Thursday 11 April 2019

Maintaining relationships beyond when we worked together

Beyond working together
On Monday, I was out at the Leander Club in Henley-on-Thames, a private members club which boasts the membership of some of the most successful Olympic rowing champions the UK has ever produced. It is also the oldest rowing club in the world.
I was there at the behest of my one-time IT Director who in 1994/95 headed my department as I made the transition from the public sector to the private sector, a lowly technician hired to manage the Novell Netware network as the company began a concerted migration to Microsoft Windows NT.
In a UK-based and European-based career that spans almost 30 years, I am actively in touch with most of my managers, at least the ones who do want to keep in touch with me too. This includes my first two in the 1991 to 1995 timeframe. They have initiated and maintained contact with me through the years, long after our professional engagements.
Demons in control
I also have two managers who stand out as sociopaths and psychopaths who engaged in systematic and sadistic abuse of their staff for reasons I cannot care to research. I made immediate career shifts from under their management before they caused irreparable damage to my mental health and wellbeing at work.
You can never properly understand people like that whose little power with the ability to upend the lives of their reports instils fear, loathing, suspicion and disorder pretending to organisational effectiveness in their staff, by adopting a divide and rule team control regime, using the more malleable and pliant members of their teams in an unprincipled Big Brother device to exert absolute authority and obeisance from those fearful of their status and prospects.
We are people first
They are the complete opposites of the other managers I have worked for who treated their staff as human beings first, dispensed inexhaustible emotional intelligence, took interest in people beyond being drones and slaves at work and opened opportunities for progress and promotion to their people.
These managers became friends because they had that human touch, treated people with courtesy, consideration, and respect, they are mensch.
Hugs and more
Out of the blue, I got an email from my director, full of humour and ribbing asking after my welfare and hoping we get to meet up before we pass on. He had sent me an email the year before and suggested meeting for dinner, but I never really got to arrange anything. The last time we met was in 2013 and this was after a 14-year gap during which I was in the Netherlands.
I took an Uber ride from Reading arriving early at the club for our dinner that he had booked and offered to pay for, probably knowing that at other times, we had tossed coins and I always lost the bet. We met up at the bar, had our dinner and ordered from the menu before going for a short walk to the pontoon on the river whilst catching up in ideas, events and people in the intervening time between our last rendezvous.
When we sat for dinner, we were treated to a beautiful meal as we conversed like old friends. He was the one who persuaded and convinced me of going contracting in 1995 and I have been in typical consultancy and contracting roles for all that time, except for two years between 2002 and 2004.
Work life matters
Relationships matter, friendships from work can endure, the workplace, whilst a professional environment is also where you are probably interacting with the same people most of the time for the duration you are there. Why you would not attempt to engage and relate with those people and possibly build friendships escapes me.

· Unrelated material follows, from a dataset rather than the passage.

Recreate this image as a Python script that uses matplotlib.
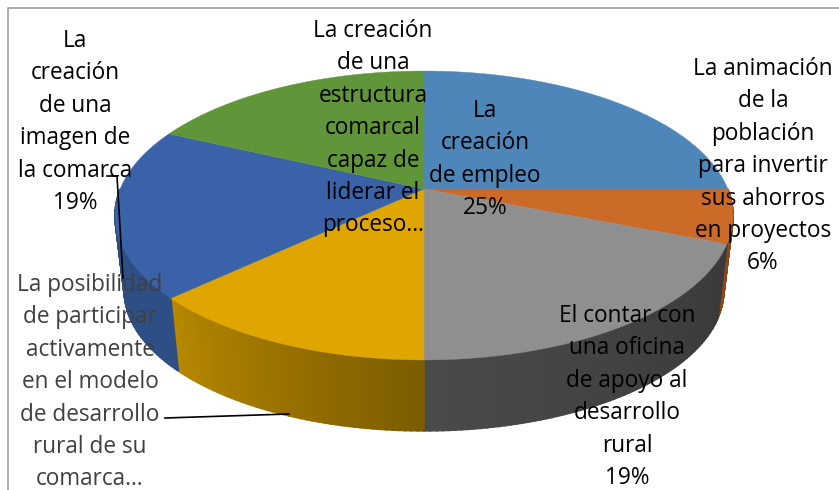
import matplotlib
matplotlib.use("Agg")
import matplotlib.pyplot as plt
import numpy as np
from matplotlib.colors import to_rgb

plt.rcParams['font.family'] = ['Open Sans', 'DejaVu Sans']

# slices, clockwise from the top of the pie
categories = [
    ["La", "creación", "de empleo"],
    ["La animación", "de la", "población", "para invertir", "sus ahorros", "en proyectos"],
    ["El contar con", "una oficina", "de apoyo al", "desarrollo", "rural"],
    ["La posibilidad", "de participar", "activamente", "en el modelo", "de desarrollo", "rural de su", "comarca…"],
    ["La", "creación", "de una", "imagen de", "la comarca"],
    ["La creación", "de una", "estructura", "comarcal", "capaz de", "liderar el", "proceso…"],
]
values = [25, 6, 19, 13, 19, 18]
show_percent = [True, True, True, False, True, False]
colors = ["#4E86BA", "#CC6A28", "#8F8F8F", "#DFA600", "#3A62A8", "#609639"]

# side wall shading, at the start and end of each slice
shade_start = [0.7, 0.68, 0.40, 0.55, 0.80, 0.7]
shade_end = [0.7, 0.68, 0.52, 0.82, 0.80, 0.7]

# label centres and first line y, pixels
label_x = [485, 763, 627, 90, 75, 373]
label_y = [111, 69, 316, 285, 41, 31]
label_colors = ["black", "black", "black", "#404040", "black", "black"]
line_step = 32.4

W, H = 839, 490
CX, CY = 424, 189
A, B, K = 139.6, 303.8, 0.1834
BOTTOM_Y, BOTTOM_S = 265, 0.97


def project(phi, bottom=False):
    # perspective view of the round pie
    u, v = np.sin(phi), -np.cos(phi)
    d = 1 - K * v
    if bottom:
        return CX + BOTTOM_S * B * u / d, BOTTOM_Y + BOTTOM_S * A * v / d
    return CX + B * u / d, CY + A * v / d


fig = plt.figure(figsize=(W / 100, H / 100), dpi=100)
ax = fig.add_axes([0, 0, 1, 1])
ax.set_xlim(0, W)
ax.set_ylim(H, 0)
ax.axis("off")

# chart frame
ax.plot([7.5, 7.5, W + 5], [H + 5, 8, 8], color="#A6A6A6", lw=1.3)

fractions = np.cumsum([0] + values) / sum(values)

# side wall first, only the front half shows
for i in range(len(values)):
    start, end = fractions[i] * 2 * np.pi, fractions[i + 1] * 2 * np.pi
    n = max(int((end - start) / np.radians(1)), 2)
    edges = np.linspace(start, end, n + 1)
    base = np.array(to_rgb(colors[i]))
    for j in range(n):
        if -np.cos(edges[j]) < 0 and -np.cos(edges[j + 1]) < 0:
            continue
        a = np.linspace(edges[j], edges[j + 1], 3)
        tx, ty = project(a)
        bx, by = project(a, bottom=True)
        shade = shade_start[i] + (shade_end[i] - shade_start[i]) * (j + 0.5) / n
        c = tuple(base * shade)
        ax.fill(np.r_[tx, bx[::-1]], np.r_[ty, by[::-1]], color=c, lw=1.2, zorder=2)

for i in range(len(values)):
    a = np.linspace(fractions[i], fractions[i + 1], 120) * 2 * np.pi
    tx, ty = project(a)
    ax.fill(np.r_[CX, tx], np.r_[CY, ty], color=colors[i], lw=0.3, zorder=3)

# leader lines
ax.plot([107, 117, 123], [176, 176, 278], color="black", lw=1.2, zorder=4)
ax.plot([165, 289], [418, 414], color="black", lw=1.2, zorder=4)

for i in range(len(values)):
    lines = list(categories[i])
    if show_percent[i]:
        lines.append(f"{values[i]}%")
    for j, line in enumerate(lines):
        ax.text(label_x[i], label_y[i] + j * line_step, line, ha="center", va="center",
                fontsize=16.3, color=label_colors[i], zorder=5)

fig.savefig("out.png", dpi=100)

That is not to say some of these colleagues are not hard work, Machiavellian in their attitude and impossible as human beings. You manage them out of having a negative effect on you as much as you can. Smart in their own conceits, you eventually part ways, hopefully never to meet again as they lay in store for themselves unfavourable references if you ever get to have a say in deciding to work with them again. Work is life, people would remember you for how you made them feel.
My old director is a member of the Leander Club, he goes rowing a few times a week on the Thames, looking quite good and fit for a man in his late sixties. I have an invitation to the Henley Regatta, I was invited almost 25 years ago, I didn’t take up the offer then.